Just found the site this morning, so if I am asking questions that have been answered ad nauseam, please forgive me.
I have two questions/comments:
1.) Is there a way to get the raw data on the distribution of points? It seems like this would be an application that would benefit from running monte carlo simulations to compare and optimize your lineup vs your opponents lineup on a weekly basis.
2.) It seems like the data is strictly based on projections from experts. Is there any correlation done to look at players on the same team? Seems like there should be some positive correlation in historical points between QB/WR and negative correlation between WR/RB (i.e. not enough yards and touchdowns to go around or focusing on running game vs. passing game etc.). Do you start QB and WR on same team to get big upside on good game, do you avoid starting WR and RB from the same team (e.g Amari Cooper and Latavius Murray week 3?) to avoid cannibalization of points between players?
1) Yes, you can download the data here:
http://apps.fantasyfootballanalytics.net/projections
2) We discuss this here (and provide a link to correlations):
https://fantasyfootballanalytics.net/2015/03/fantasy-football-is-like-stock-picking.html
Do you have any insight into estimating the confidence interval for the actual outcome (as opposed to a confidence interval for the mean of the projections)? I would presume the former is wider than the latter, so the question would be: how much wider?
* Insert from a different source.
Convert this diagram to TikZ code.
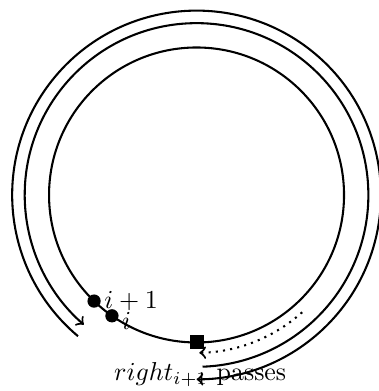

For the ceiling and floor of seasonal projections, we use the 10th and 90th percentiles of projections, which results in a much wider interval. I’d like to do this for gold mining, as well. Another approach would be, for each player, to consider their historical variability in forecasting their interval.
Awesome website! I’ll be donating to the site when I get paid tomorrow.
Hi Steve,
Thank you very much for your support!
-Isaac
Wow! I love your work! I am a bit of a modeler myself and looking to build some of my own tools. Can I ask though what algorithm you use (or the process by which) you come up with your lineup optimizers for points on the app page? Thanks!
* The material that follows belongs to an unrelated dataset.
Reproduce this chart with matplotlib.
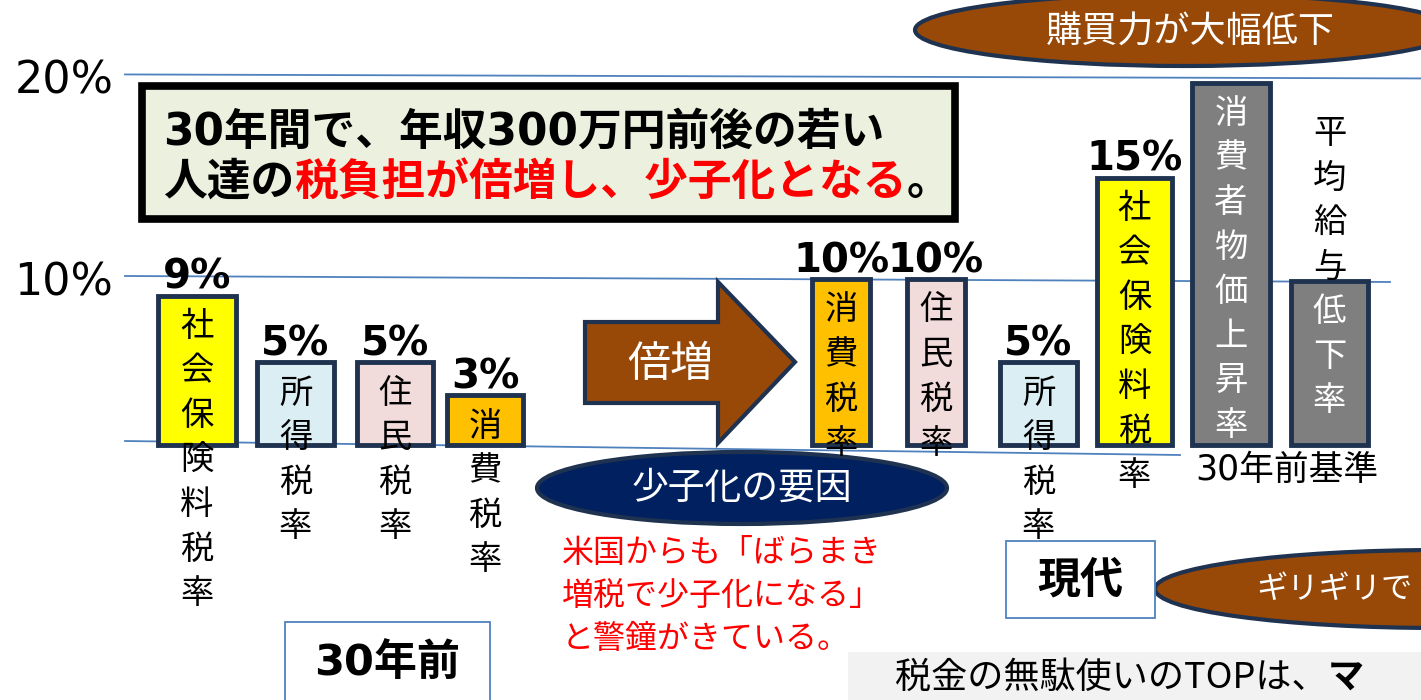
import numpy as np
import matplotlib
matplotlib.use('Agg')
import matplotlib.pyplot as plt
from matplotlib import patches, transforms

plt.rcParams['font.family'] = ['Noto Sans CJK JP', 'DejaVu Sans']

W, H = 1421, 700

# chart data
categories = ['社会保険料税率', '所得税率', '住民税率', '消費税率',
              '消費税率', '住民税率', '所得税率', '社会保険料税率',
              '消費者物価上昇率', '平均給与低下率']
values = [9, 5, 5, 3, 10, 10, 5, 15, 19.7, 9.9]
value_labels = ['9%', '5%', '5%', '3%', '10%', '10%', '5%', '15%', '', '']
ytick_vals = [10, 20]
ytick_labels = ['10%', '20%']

# layout / styles
bar_left = [158, 257, 357, 447, 812, 907, 1000, 1097, 1192, 1291]
bar_width = [78, 77, 76, 76, 58, 58, 77, 75, 78, 77]
bar_color = ['#FFFF00', '#DAEEF3', '#F2DCDB', '#FFC000', '#FFC000',
             '#F2DCDB', '#DAEEF3', '#FFFF00', '#7F7F7F', '#7F7F7F']
text_color = ['black'] * 8 + ['white'] * 2
chars_above = [0] * 9 + [4]
edge = '#1F3350'
brown = '#984807'
navy = '#002060'
gridc = '#4F81BD'

# the drawing uses a wider step between 10% and 20% than between 0 and 10%
k = 20.5 / 16.8


def fwd(y):
    y = np.asarray(y, float)
    return np.where(y <= 10, y, 10 + (y - 10) * k)


def inv(t):
    t = np.asarray(t, float)
    return np.where(t <= 10, t, 10 + (t - 10) / k)


fig = plt.figure(figsize=(W / 100, H / 100), dpi=100)
ax = fig.add_axes([0, 0, 1, 1])
ax.set_yscale('function', functions=(fwd, inv))
y0, step = 445, 16.6
ax.set_xlim(0, W)
ax.set_ylim(-(H - y0) / step, float(inv(y0 / step)))
ax.axis('off')

# pixel coordinates, origin top-left
T = transforms.Affine2D().scale(1 / W, -1 / H).translate(0, 1) + fig.transFigure
renderer = fig.canvas.get_renderer()


def ypx(v):
    return H - ax.transData.transform((0, v))[1]


# grid lines (slightly tilted like the original slide)
grid_vals = [0, 10, 20]
grid_end = [1180, 1390, 1421]
grid_tilt = [(-4, 10), (-3, 3), (-2, 2)]
for v, xe, (d0, d1) in zip(grid_vals, grid_end, grid_tilt):
    ax.plot([125, xe], [ypx(v) + d0, ypx(v) + d1], color=gridc, lw=1.3,
            transform=T, zorder=1)
for v, lbl in zip(ytick_vals, ytick_labels):
    ax.annotate(lbl, (64, v), xytext=(0, -3), textcoords='offset points',
                ha='center', va='center', fontsize=32, family=['DejaVu Sans'])

# bars
ax.bar(bar_left, values, width=bar_width, align='edge', color=bar_color,
       edgecolor=edge, linewidth=3.5, zorder=3)

for i, cat in enumerate(categories):
    cx = bar_left[i] + bar_width[i] / 2
    top, bottom = ypx(values[i]), ypx(0)
    for j, ch in enumerate(cat):
        y = top + 31 + (j - chars_above[i]) * 44.5
        inside = top < y < bottom
        ax.text(cx, y, ch, transform=T, ha='center', va='center', fontsize=24,
                color=text_color[i] if inside else 'black', zorder=5)
    if value_labels[i]:
        ax.annotate(value_labels[i], (cx, values[i]), xytext=(0, 5),
                    textcoords='offset points', ha='center', va='baseline',
                    fontsize=29, fontweight='bold', family=['DejaVu Sans'],
                    zorder=5)

ax.text(1287, 470, '30年前基準', transform=T, ha='center', va='center',
        fontsize=25, family=['DejaVu Sans', 'Noto Sans CJK JP'], zorder=5)

# title box
ax.add_patch(patches.Rectangle((141.5, 85.5), 813, 133, transform=T,
                               fc='#EBF1DE', ec='black', lw=5.5, zorder=4))


def draw_line(x, y, segs, **kw):
    # segs: (text, colour, weight)
    for s, c, wt in segs:
        t = ax.text(x, y, s, color=c, fontweight=wt, transform=T, va='center',
                    ha='left', zorder=6, **kw)
        x += t.get_window_extent(renderer).width
    return x


tfont = dict(fontsize=31.5, family=['DejaVu Sans', 'Noto Sans CJK JP'])
draw_line(163, 132, [('30年間で、年収300万円前後の若い', 'black', 'bold')], **tfont)
draw_line(163, 182, [('人達の', 'black', 'bold'),
                     ('税負担が倍増し、少子化となる', 'red', 'bold'),
                     ('。', 'black', 'bold')], **tfont)

# arrow
arrow_pts = [(585, 322), (718, 322), (718, 282), (795, 362), (718, 443),
             (718, 403), (585, 403)]
ax.add_patch(patches.Polygon(arrow_pts, closed=True, transform=T, fc=brown,
                             ec=edge, lw=3, zorder=4))
ax.text(670, 365, '倍増', transform=T, ha='center', va='center', fontsize=31,
        color='white', zorder=6)

# ellipses
ax.add_patch(patches.Ellipse((1185, 30), 540, 72, transform=T, fc=brown,
                             ec=edge, lw=3, zorder=4))
ax.text(1190, 33, '購買力が大幅低下', transform=T, ha='center', va='center',
        fontsize=26, color='white', zorder=6)
ax.add_patch(patches.Ellipse((742, 488), 410, 72, transform=T, fc=navy,
                             ec=edge, lw=3, zorder=4))
ax.text(742, 488, '少子化の要因', transform=T, ha='center', va='center',
        fontsize=26.5, color='white', zorder=6)
ax.add_patch(patches.Ellipse((1440, 589), 570, 78, transform=T, fc=brown,
                             ec=edge, lw=3, zorder=4))
ax.text(1256, 589, 'ギリギリで', transform=T, ha='left', va='center',
        fontsize=22.5, color='white', zorder=6)

# red note
note_lines = ['米国からも「ばらまき', '増税で少子化になる」', 'と警鐘がきている。']
for n, line in enumerate(note_lines):
    ax.text(562, 553 + n * 43, line, transform=T, ha='left', va='center',
            fontsize=23, color='red', zorder=6)

# period boxes
ax.add_patch(patches.Rectangle((285, 622), 205, 90, transform=T, fc='white',
                               ec=gridc, lw=1.3, zorder=4))
ax.text(387, 663, '30年前', transform=T, ha='center', va='center', fontsize=31,
        fontweight='bold', family=['DejaVu Sans', 'Noto Sans CJK JP'], zorder=6)
ax.add_patch(patches.Rectangle((1006, 541), 149, 77, transform=T, fc='white',
                               ec=gridc, lw=1.3, zorder=4))
ax.text(1080, 580, '現代', transform=T, ha='center', va='center', fontsize=31,
        fontweight='bold', zorder=6)

# bottom banner
ax.add_patch(patches.Rectangle((848, 652), 600, 60, transform=T, fc='#F2F2F2',
                               ec='none', zorder=4))
draw_line(895, 678, [('税金の無駄使いのTOPは、', 'black', 'normal'),
                     ('マ', 'black', 'bold')], fontsize=26)

fig.savefig('out.png', dpi=100)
We use the Rglpk package in R to find your optimal starting lineup by selecting the players that maximize the lineup’s sum of projected points within the cost constraints. For more info, see:
https://fantasyfootballanalytics.net/2013/06/win-your-fantasy-football-auction-draft.html
A second Question. Can you give me a bit more or point me out to where ti is explained that your raw data comes from? Is it just the averages projected from the multiple websites (with the weights applied) for each stat (ie. pass yds, pass tds, rush yds, rush tds, etc.) per player? The are the projections just the summation of the points per stat times the stat? Thanks!
The sources of our projections are listed in the apps (http://apps.fantasyfootballanalytics.net). See here for more info on how we aggregate and calculate custom projections for your league:
https://fantasyfootballanalytics.net/2014/06/custom-rankings-and-projections-for-your-league.html
Hello, I have a normal 14 team league and have already drafted using this websites projections with custom scoring settings of our league. My question is, do you have a tool I can use (lineup optimizer) that selects the best combination of players I drafted that I should be starting week 1 moving forward? I looked at the lineup optimizer and that seems like its for website like fanduel and auction leagues.
We recommend using weekly projections to make decisions on who to start in season
Where do I begin? I am having a difficult time understanding the basic directions. In this short amount of time, I am not trying to fully understand R. My main assignment was to create a confidence interval graph ranked on tiers for each main DFS position (QB, RB, WR, TE) based off scripts downloaded through here. I have found some issues with cloning via git, and I was wondering if the instructions were perhaps out of date, or if this is just something that has to take weeks to learn about, if one is not familiar with Git Bash, GitHub, Command Prompt, r, or statistics.
Please leave some feedback so I can get an idea of whether or not I should backburn this project. I love this idea either way. Thank you 🙂
It seems that most projections take a don’t take 10 expert inputs, and even for the ones that do, the 10th and 90th percentiles are essentially the min and max. Are these actual values or mathematically calculated somehow?
How is sleeper ranking on draft projections calculated?